Every line of the material below must be repeated exactly.

- [SOURCE MATERIAL]
==========

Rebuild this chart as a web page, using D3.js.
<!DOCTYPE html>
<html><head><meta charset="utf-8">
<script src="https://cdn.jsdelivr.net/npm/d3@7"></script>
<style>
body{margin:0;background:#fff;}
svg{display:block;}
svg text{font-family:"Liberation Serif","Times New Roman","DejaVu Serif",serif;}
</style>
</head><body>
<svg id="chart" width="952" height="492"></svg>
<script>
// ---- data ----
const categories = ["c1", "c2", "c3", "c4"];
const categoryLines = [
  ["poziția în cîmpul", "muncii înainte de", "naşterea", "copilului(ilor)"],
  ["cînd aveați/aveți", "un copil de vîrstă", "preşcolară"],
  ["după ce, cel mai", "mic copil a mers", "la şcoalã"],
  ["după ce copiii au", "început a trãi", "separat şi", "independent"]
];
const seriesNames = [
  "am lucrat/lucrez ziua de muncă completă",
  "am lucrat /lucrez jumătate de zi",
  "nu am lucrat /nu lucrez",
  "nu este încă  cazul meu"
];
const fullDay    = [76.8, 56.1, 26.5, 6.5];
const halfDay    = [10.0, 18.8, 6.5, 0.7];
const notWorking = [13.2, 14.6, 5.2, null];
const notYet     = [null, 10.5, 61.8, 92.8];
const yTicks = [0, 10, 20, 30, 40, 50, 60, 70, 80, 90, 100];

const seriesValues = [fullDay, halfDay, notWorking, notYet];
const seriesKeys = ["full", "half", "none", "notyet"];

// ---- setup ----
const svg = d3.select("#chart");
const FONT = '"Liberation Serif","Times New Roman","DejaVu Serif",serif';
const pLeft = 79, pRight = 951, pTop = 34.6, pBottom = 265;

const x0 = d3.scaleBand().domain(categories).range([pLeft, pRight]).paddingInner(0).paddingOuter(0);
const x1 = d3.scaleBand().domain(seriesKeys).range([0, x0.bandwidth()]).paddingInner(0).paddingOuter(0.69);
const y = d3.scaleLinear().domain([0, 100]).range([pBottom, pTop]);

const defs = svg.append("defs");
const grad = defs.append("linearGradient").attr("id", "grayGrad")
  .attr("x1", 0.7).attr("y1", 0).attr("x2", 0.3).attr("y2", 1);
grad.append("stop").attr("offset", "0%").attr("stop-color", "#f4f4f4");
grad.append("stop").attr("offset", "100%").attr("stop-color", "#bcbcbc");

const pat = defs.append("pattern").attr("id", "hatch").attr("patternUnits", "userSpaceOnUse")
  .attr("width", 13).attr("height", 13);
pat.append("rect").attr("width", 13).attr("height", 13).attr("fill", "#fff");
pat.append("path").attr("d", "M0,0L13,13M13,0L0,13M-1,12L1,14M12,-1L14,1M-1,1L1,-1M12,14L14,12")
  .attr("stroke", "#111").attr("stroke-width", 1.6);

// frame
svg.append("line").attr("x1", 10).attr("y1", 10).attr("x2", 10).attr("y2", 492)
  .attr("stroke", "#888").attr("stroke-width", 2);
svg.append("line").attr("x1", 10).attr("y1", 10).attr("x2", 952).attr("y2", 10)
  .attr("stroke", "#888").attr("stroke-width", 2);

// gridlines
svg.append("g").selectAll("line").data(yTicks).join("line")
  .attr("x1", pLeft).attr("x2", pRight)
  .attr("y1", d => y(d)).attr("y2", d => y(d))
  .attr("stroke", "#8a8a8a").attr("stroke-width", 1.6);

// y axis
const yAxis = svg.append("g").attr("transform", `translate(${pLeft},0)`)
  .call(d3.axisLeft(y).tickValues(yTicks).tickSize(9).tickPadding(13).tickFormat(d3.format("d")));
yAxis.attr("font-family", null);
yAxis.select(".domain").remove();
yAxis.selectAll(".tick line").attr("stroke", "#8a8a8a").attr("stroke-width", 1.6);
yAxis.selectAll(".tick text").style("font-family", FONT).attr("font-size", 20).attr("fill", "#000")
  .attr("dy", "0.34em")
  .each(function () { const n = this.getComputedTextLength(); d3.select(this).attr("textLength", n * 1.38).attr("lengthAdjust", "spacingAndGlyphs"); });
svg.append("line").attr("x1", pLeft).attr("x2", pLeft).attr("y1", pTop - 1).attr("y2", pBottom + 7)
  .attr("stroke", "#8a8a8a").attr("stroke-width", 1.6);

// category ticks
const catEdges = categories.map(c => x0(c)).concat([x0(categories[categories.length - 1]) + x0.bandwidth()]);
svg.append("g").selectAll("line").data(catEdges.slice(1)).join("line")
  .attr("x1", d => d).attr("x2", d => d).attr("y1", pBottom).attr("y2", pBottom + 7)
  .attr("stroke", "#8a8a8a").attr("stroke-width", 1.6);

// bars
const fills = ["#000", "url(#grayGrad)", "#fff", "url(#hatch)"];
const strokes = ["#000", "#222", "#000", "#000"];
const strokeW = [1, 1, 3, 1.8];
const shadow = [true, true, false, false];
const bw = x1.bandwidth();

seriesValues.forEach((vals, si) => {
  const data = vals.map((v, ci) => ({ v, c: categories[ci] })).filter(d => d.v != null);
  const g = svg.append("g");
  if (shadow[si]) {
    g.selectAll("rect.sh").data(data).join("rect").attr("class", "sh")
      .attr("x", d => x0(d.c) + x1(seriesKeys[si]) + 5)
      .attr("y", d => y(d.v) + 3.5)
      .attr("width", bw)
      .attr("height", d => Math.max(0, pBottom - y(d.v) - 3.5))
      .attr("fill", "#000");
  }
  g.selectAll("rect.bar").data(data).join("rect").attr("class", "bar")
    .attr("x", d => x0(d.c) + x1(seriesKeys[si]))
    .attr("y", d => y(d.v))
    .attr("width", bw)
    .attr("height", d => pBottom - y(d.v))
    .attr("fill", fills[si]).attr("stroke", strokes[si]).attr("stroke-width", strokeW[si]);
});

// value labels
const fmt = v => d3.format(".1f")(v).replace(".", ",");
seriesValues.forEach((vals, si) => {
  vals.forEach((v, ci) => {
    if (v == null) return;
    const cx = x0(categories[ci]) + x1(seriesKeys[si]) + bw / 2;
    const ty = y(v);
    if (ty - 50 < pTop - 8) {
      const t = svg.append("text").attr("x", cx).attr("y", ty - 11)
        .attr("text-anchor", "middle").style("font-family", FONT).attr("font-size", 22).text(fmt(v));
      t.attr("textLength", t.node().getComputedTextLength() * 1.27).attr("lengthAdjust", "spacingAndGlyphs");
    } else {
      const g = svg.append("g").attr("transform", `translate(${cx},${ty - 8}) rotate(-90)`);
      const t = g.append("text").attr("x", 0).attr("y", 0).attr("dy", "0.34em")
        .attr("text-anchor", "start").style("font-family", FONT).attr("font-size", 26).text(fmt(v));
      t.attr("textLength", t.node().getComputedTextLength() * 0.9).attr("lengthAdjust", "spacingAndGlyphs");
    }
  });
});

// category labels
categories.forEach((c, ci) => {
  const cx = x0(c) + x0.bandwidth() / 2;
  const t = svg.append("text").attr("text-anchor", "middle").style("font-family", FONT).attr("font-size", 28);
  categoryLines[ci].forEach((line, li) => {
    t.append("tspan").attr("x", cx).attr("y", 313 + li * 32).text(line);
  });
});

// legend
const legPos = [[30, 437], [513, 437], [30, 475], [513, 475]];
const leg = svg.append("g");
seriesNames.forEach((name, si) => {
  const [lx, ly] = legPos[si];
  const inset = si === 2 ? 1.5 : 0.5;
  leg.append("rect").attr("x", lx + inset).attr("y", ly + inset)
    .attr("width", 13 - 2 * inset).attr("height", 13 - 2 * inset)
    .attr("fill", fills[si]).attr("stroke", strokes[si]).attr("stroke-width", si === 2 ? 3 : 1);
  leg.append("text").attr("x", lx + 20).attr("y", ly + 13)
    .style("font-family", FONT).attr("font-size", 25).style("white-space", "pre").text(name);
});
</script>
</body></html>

==========

- [RESULT FOR THIS EXERCISE]
Rebuild this chart as a web page, using D3.js.
<!DOCTYPE html>
<html><head><meta charset="utf-8">
<script src="https://cdn.jsdelivr.net/npm/d3@7"></script>
<style>
body{margin:0;background:#fff;}
svg{display:block;}
svg text{font-family:"Liberation Serif","Times New Roman","DejaVu Serif",serif;}
</style>
</head><body>
<svg id="chart" width="952" height="492"></svg>
<script>
// ---- data ----
const categories = ["c1", "c2", "c3", "c4"];
const categoryLines = [
  ["poziția în cîmpul", "muncii înainte de", "naşterea", "copilului(ilor)"],
  ["cînd aveați/aveți", "un copil de vîrstă", "preşcolară"],
  ["după ce, cel mai", "mic copil a mers", "la şcoalã"],
  ["după ce copiii au", "început a trãi", "separat şi", "independent"]
];
const seriesNames = [
  "am lucrat/lucrez ziua de muncă completă",
  "am lucrat /lucrez jumătate de zi",
  "nu am lucrat /nu lucrez",
  "nu este încă  cazul meu"
];
const fullDay    = [76.8, 56.1, 26.5, 6.5];
const halfDay    = [10.0, 18.8, 6.5, 0.7];
const notWorking = [13.2, 14.6, 5.2, null];
const notYet     = [null, 10.5, 61.8, 92.8];
const yTicks = [0, 10, 20, 30, 40, 50, 60, 70, 80, 90, 100];

const seriesValues = [fullDay, halfDay, notWorking, notYet];
const seriesKeys = ["full", "half", "none", "notyet"];

// ---- setup ----
const svg = d3.select("#chart");
const FONT = '"Liberation Serif","Times New Roman","DejaVu Serif",serif';
const pLeft = 79, pRight = 951, pTop = 34.6, pBottom = 265;

const x0 = d3.scaleBand().domain(categories).range([pLeft, pRight]).paddingInner(0).paddingOuter(0);
const x1 = d3.scaleBand().domain(seriesKeys).range([0, x0.bandwidth()]).paddingInner(0).paddingOuter(0.69);
const y = d3.scaleLinear().domain([0, 100]).range([pBottom, pTop]);

const defs = svg.append("defs");
const grad = defs.append("linearGradient").attr("id", "grayGrad")
  .attr("x1", 0.7).attr("y1", 0).attr("x2", 0.3).attr("y2", 1);
grad.append("stop").attr("offset", "0%").attr("stop-color", "#f4f4f4");
grad.append("stop").attr("offset", "100%").attr("stop-color", "#bcbcbc");

const pat = defs.append("pattern").attr("id", "hatch").attr("patternUnits", "userSpaceOnUse")
  .attr("width", 13).attr("height", 13);
pat.append("rect").attr("width", 13).attr("height", 13).attr("fill", "#fff");
pat.append("path").attr("d", "M0,0L13,13M13,0L0,13M-1,12L1,14M12,-1L14,1M-1,1L1,-1M12,14L14,12")
  .attr("stroke", "#111").attr("stroke-width", 1.6);

// frame
svg.append("line").attr("x1", 10).attr("y1", 10).attr("x2", 10).attr("y2", 492)
  .attr("stroke", "#888").attr("stroke-width", 2);
svg.append("line").attr("x1", 10).attr("y1", 10).attr("x2", 952).attr("y2", 10)
  .attr("stroke", "#888").attr("stroke-width", 2);

// gridlines
svg.append("g").selectAll("line").data(yTicks).join("line")
  .attr("x1", pLeft).attr("x2", pRight)
  .attr("y1", d => y(d)).attr("y2", d => y(d))
  .attr("stroke", "#8a8a8a").attr("stroke-width", 1.6);

// y axis
const yAxis = svg.append("g").attr("transform", `translate(${pLeft},0)`)
  .call(d3.axisLeft(y).tickValues(yTicks).tickSize(9).tickPadding(13).tickFormat(d3.format("d")));
yAxis.attr("font-family", null);
yAxis.select(".domain").remove();
yAxis.selectAll(".tick line").attr("stroke", "#8a8a8a").attr("stroke-width", 1.6);
yAxis.selectAll(".tick text").style("font-family", FONT).attr("font-size", 20).attr("fill", "#000")
  .attr("dy", "0.34em")
  .each(function () { const n = this.getComputedTextLength(); d3.select(this).attr("textLength", n * 1.38).attr("lengthAdjust", "spacingAndGlyphs"); });
svg.append("line").attr("x1", pLeft).attr("x2", pLeft).attr("y1", pTop - 1).attr("y2", pBottom + 7)
  .attr("stroke", "#8a8a8a").attr("stroke-width", 1.6);

// category ticks
const catEdges = categories.map(c => x0(c)).concat([x0(categories[categories.length - 1]) + x0.bandwidth()]);
svg.append("g").selectAll("line").data(catEdges.slice(1)).join("line")
  .attr("x1", d => d).attr("x2", d => d).attr("y1", pBottom).attr("y2", pBottom + 7)
  .attr("stroke", "#8a8a8a").attr("stroke-width", 1.6);

// bars
const fills = ["#000", "url(#grayGrad)", "#fff", "url(#hatch)"];
const strokes = ["#000", "#222", "#000", "#000"];
const strokeW = [1, 1, 3, 1.8];
const shadow = [true, true, false, false];
const bw = x1.bandwidth();

seriesValues.forEach((vals, si) => {
  const data = vals.map((v, ci) => ({ v, c: categories[ci] })).filter(d => d.v != null);
  const g = svg.append("g");
  if (shadow[si]) {
    g.selectAll("rect.sh").data(data).join("rect").attr("class", "sh")
      .attr("x", d => x0(d.c) + x1(seriesKeys[si]) + 5)
      .attr("y", d => y(d.v) + 3.5)
      .attr("width", bw)
      .attr("height", d => Math.max(0, pBottom - y(d.v) - 3.5))
      .attr("fill", "#000");
  }
  g.selectAll("rect.bar").data(data).join("rect").attr("class", "bar")
    .attr("x", d => x0(d.c) + x1(seriesKeys[si]))
    .attr("y", d => y(d.v))
    .attr("width", bw)
    .attr("height", d => pBottom - y(d.v))
    .attr("fill", fills[si]).attr("stroke", strokes[si]).attr("stroke-width", strokeW[si]);
});

// value labels
const fmt = v => d3.format(".1f")(v).replace(".", ",");
seriesValues.forEach((vals, si) => {
  vals.forEach((v, ci) => {
    if (v == null) return;
    const cx = x0(categories[ci]) + x1(seriesKeys[si]) + bw / 2;
    const ty = y(v);
    if (ty - 50 < pTop - 8) {
      const t = svg.append("text").attr("x", cx).attr("y", ty - 11)
        .attr("text-anchor", "middle").style("font-family", FONT).attr("font-size", 22).text(fmt(v));
      t.attr("textLength", t.node().getComputedTextLength() * 1.27).attr("lengthAdjust", "spacingAndGlyphs");
    } else {
      const g = svg.append("g").attr("transform", `translate(${cx},${ty - 8}) rotate(-90)`);
      const t = g.append("text").attr("x", 0).attr("y", 0).attr("dy", "0.34em")
        .attr("text-anchor", "start").style("font-family", FONT).attr("font-size", 26).text(fmt(v));
      t.attr("textLength", t.node().getComputedTextLength() * 0.9).attr("lengthAdjust", "spacingAndGlyphs");
    }
  });
});

// category labels
categories.forEach((c, ci) => {
  const cx = x0(c) + x0.bandwidth() / 2;
  const t = svg.append("text").attr("text-anchor", "middle").style("font-family", FONT).attr("font-size", 28);
  categoryLines[ci].forEach((line, li) => {
    t.append("tspan").attr("x", cx).attr("y", 313 + li * 32).text(line);
  });
});

// legend
const legPos = [[30, 437], [513, 437], [30, 475], [513, 475]];
const leg = svg.append("g");
seriesNames.forEach((name, si) => {
  const [lx, ly] = legPos[si];
  const inset = si === 2 ? 1.5 : 0.5;
  leg.append("rect").attr("x", lx + inset).attr("y", ly + inset)
    .attr("width", 13 - 2 * inset).attr("height", 13 - 2 * inset)
    .attr("fill", fills[si]).attr("stroke", strokes[si]).attr("stroke-width", si === 2 ? 3 : 1);
  leg.append("text").attr("x", lx + 20).attr("y", ly + 13)
    .style("font-family", FONT).attr("font-size", 25).style("white-space", "pre").text(name);
});
</script>
</body></html>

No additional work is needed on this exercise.